Researchers built sonar glasses that track facial movements for silent communication

The prototype reads silent commands with around 95 percent accuracy.

Ruidong Zhang / Cornell University

A Cornell University researcher has developed sonar glasses that “hear” you without speaking. The eyeglass attachment uses tiny microphones and speakers to read the words you mouth as you silently command it to pause or skip a music track, enter a passcode without touching your phone or work on CAD models without a keyboard.

Cornell Ph.D. student Ruidong Zhang developed the system, which builds off a similar project the team created using a wireless earbud — and models before that which relied on cameras. The glasses form factor removes the need to face a camera or put something in your ear. “Most technology in silent-speech recognition is limited to a select set of predetermined commands and requires the user to face or wear a camera, which is neither practical nor feasible,” said Cheng Zhang, Cornell assistant professor of information science. “We’re moving sonar onto the body.”

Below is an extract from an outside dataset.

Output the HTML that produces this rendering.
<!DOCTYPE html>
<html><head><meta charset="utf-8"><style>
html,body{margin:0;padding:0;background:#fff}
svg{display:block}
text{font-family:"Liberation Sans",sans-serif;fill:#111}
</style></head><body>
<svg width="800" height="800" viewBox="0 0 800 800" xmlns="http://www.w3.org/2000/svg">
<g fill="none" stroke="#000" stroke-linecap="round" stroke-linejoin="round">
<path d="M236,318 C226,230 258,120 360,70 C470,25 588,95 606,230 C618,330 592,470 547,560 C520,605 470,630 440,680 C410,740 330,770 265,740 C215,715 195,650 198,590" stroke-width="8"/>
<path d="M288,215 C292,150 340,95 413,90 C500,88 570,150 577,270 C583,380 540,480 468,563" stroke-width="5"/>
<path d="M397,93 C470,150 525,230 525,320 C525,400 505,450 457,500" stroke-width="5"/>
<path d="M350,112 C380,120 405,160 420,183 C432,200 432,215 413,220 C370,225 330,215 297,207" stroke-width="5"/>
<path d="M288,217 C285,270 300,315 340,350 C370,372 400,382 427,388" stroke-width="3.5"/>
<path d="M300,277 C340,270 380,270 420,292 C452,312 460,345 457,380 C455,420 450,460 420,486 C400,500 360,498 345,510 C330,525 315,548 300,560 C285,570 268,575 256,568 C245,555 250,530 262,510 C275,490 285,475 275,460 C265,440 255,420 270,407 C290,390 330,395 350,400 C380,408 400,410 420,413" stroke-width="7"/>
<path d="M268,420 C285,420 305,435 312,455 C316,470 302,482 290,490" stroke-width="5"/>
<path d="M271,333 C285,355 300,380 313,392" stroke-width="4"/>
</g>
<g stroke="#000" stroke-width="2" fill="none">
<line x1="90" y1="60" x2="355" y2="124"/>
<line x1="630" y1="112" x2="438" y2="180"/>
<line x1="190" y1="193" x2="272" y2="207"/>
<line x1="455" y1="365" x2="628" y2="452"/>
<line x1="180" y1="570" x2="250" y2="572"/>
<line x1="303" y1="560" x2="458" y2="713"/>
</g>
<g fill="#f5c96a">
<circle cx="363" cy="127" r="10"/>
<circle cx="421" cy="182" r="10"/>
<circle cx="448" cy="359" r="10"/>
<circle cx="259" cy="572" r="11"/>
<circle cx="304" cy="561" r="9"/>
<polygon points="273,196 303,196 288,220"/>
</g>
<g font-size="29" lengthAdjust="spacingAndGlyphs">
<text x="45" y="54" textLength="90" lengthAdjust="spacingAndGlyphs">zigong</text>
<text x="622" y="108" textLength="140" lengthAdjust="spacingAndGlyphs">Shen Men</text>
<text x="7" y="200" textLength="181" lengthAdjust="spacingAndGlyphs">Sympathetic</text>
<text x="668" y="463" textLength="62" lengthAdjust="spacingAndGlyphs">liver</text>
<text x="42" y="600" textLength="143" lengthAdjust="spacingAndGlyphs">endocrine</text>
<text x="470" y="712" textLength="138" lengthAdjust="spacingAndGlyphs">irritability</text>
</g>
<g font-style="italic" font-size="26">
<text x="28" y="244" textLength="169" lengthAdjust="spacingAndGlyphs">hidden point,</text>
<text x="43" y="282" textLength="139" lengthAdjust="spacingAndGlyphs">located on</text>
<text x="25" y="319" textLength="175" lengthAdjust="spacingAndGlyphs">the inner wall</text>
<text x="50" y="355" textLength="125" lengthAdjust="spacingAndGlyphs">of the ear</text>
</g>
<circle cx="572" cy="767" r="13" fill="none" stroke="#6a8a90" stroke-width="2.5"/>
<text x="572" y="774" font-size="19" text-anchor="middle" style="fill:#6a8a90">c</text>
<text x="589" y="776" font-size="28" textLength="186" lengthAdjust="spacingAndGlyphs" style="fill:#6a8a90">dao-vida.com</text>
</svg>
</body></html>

The researchers say the system only requires a few minutes of training data (for example, reading a series of numbers) to learn a user’s speech patterns. Then, once it’s ready to work, it sends and receives sound waves across your face, sensing mouth movements while using a deep learning algorithm to analyze echo profiles in real time “with about 95 percent accuracy.”

A pair of black-plastic-framed eyeglasses sitting upside down on a white surface. The frames have small circuit boards with tiny speakers and microphones attached below the lenses.
Ruidong Zhang / Cornell University

The system does this while offloading data processing (wirelessly) to your smartphone, allowing the accessory to remain small and unobtrusive. The current version offers around 10 hours of battery life for acoustic sensing. Additionally, no data leaves your phone, eliminating privacy concerns. “We’re very excited about this system because it really pushes the field forward on performance and privacy,” said Cheng Zhang. “It’s small, low-power and privacy-sensitive, which are all important features for deploying new, wearable technologies in the real world.”

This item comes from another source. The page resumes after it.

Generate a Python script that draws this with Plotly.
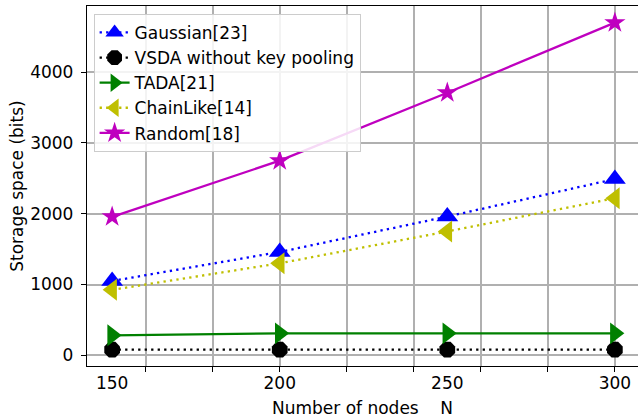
import plotly.graph_objects as go

nodes = [150, 200, 250, 300]
gaussian = [1050, 1460, 1960, 2490]
vsda = [80, 80, 80, 80]
tada = [283, 310, 310, 310]
chainlike = [925, 1300, 1750, 2220]
random_ = [1957, 2750, 3710, 4700]

x_labels = [150, 200, 250, 300]
x_grid = [160, 180, 200, 220, 240, 260, 280, 300]
y_ticks = [0, 1000, 2000, 3000, 4000]

FONT = "DejaVu Sans"
FS = 17
DOT = "2.3px,4.2px"

series = [
    ("Gaussian[23]", gaussian, "#0000ff", DOT, "triangle-up", 19),
    ("VSDA without key pooling", vsda, "#000000", DOT, "octagon", 17),
    ("TADA[21]", tada, "#008000", "solid", "triangle-right", 19),
    ("ChainLike[14]", chainlike, "#bfbf00", DOT, "triangle-left", 19),
    ("Random[18]", random_, "#bf00bf", "solid", "star", 16),
]

fig = go.Figure()
for i, (name, vals, col, dash, sym, size) in enumerate(series):
    fig.add_trace(go.Scatter(
        x=nodes, y=vals, name=name, mode="lines+markers",
        line=dict(color=col, width=2.3, dash=dash),
        marker=dict(symbol=sym, size=size, color=col, line=dict(width=0)),
        legendgroup=f"g{i}",
    ))

# overlay axis used only for the tick labels
fig.add_trace(go.Scatter(x=[], y=[], xaxis="x2", showlegend=False, hoverinfo="skip"))

xr = [142.5, 306.9]
fig.update_layout(
    width=638, height=418,
    margin=dict(l=87, r=0, t=6, b=52),
    paper_bgcolor="white", plot_bgcolor="white",
    font=dict(family=FONT, size=FS, color="black"),
    showlegend=True,
    legend=dict(
        x=0.012, y=0.978, xanchor="left", yanchor="top",
        bgcolor="rgba(255,255,255,0.85)", bordercolor="#cccccc", borderwidth=1,
        font=dict(family=FONT, size=FS, color="black"),
        tracegroupgap=0, itemwidth=30,
    ),
    xaxis=dict(
        range=xr, tickmode="array", tickvals=x_grid, showticklabels=False,
        ticks="outside", ticklen=5, tickwidth=1.2, tickcolor="black",
        showgrid=True, gridcolor="#b0b0b0", gridwidth=1.6,
        showline=True, linecolor="black", linewidth=1.4, mirror=True,
        zeroline=False,
        title=dict(text="Number of nodes\u00a0\u00a0\u00a0 N", font=dict(size=FS), standoff=30),
    ),
    xaxis2=dict(
        range=xr, overlaying="x", side="bottom", tickmode="array",
        tickvals=x_labels, ticktext=[str(v) for v in x_labels],
        ticks="", showgrid=False, zeroline=False, showline=False,
        tickfont=dict(size=FS), ticklabelstandoff=5,
    ),
    yaxis=dict(
        range=[-151, 4935], tickmode="array", tickvals=y_ticks,
        ticks="outside", ticklen=5, tickwidth=1.2, tickcolor="black",
        showgrid=True, gridcolor="#b0b0b0", gridwidth=1.6,
        showline=True, linecolor="black", linewidth=1.4, mirror=False,
        zeroline=False, ticklabelstandoff=4,
        title=dict(text="Storage space (bits)", font=dict(size=FS), standoff=2),
    ),
)

fig.write_html("out.html")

Privacy also comes into play when looking at potential real-world uses. For example, Ruidong Zhang suggests using it to control music playback controls (hands- and eyes-free) in a quiet library or dictating a message at a loud concert where standard options would fail. Perhaps its most exciting prospect is people with some types of speech disabilities using it to silently feed dialogue into a voice synthesizer, which would then speak the words aloud.

If things go as planned, you can get your hands on one someday. The team at Cornell’s Smart Computer Interfaces for Future Interactions (SciFi) Lab is exploring commercializing the tech using a Cornell funding program. They’re also looking into smart-glasses applications to track facial, eye and upper body movements. “We think glass will be an important personal computing platform to understand human activities in everyday settings,” said Cheng Zhang.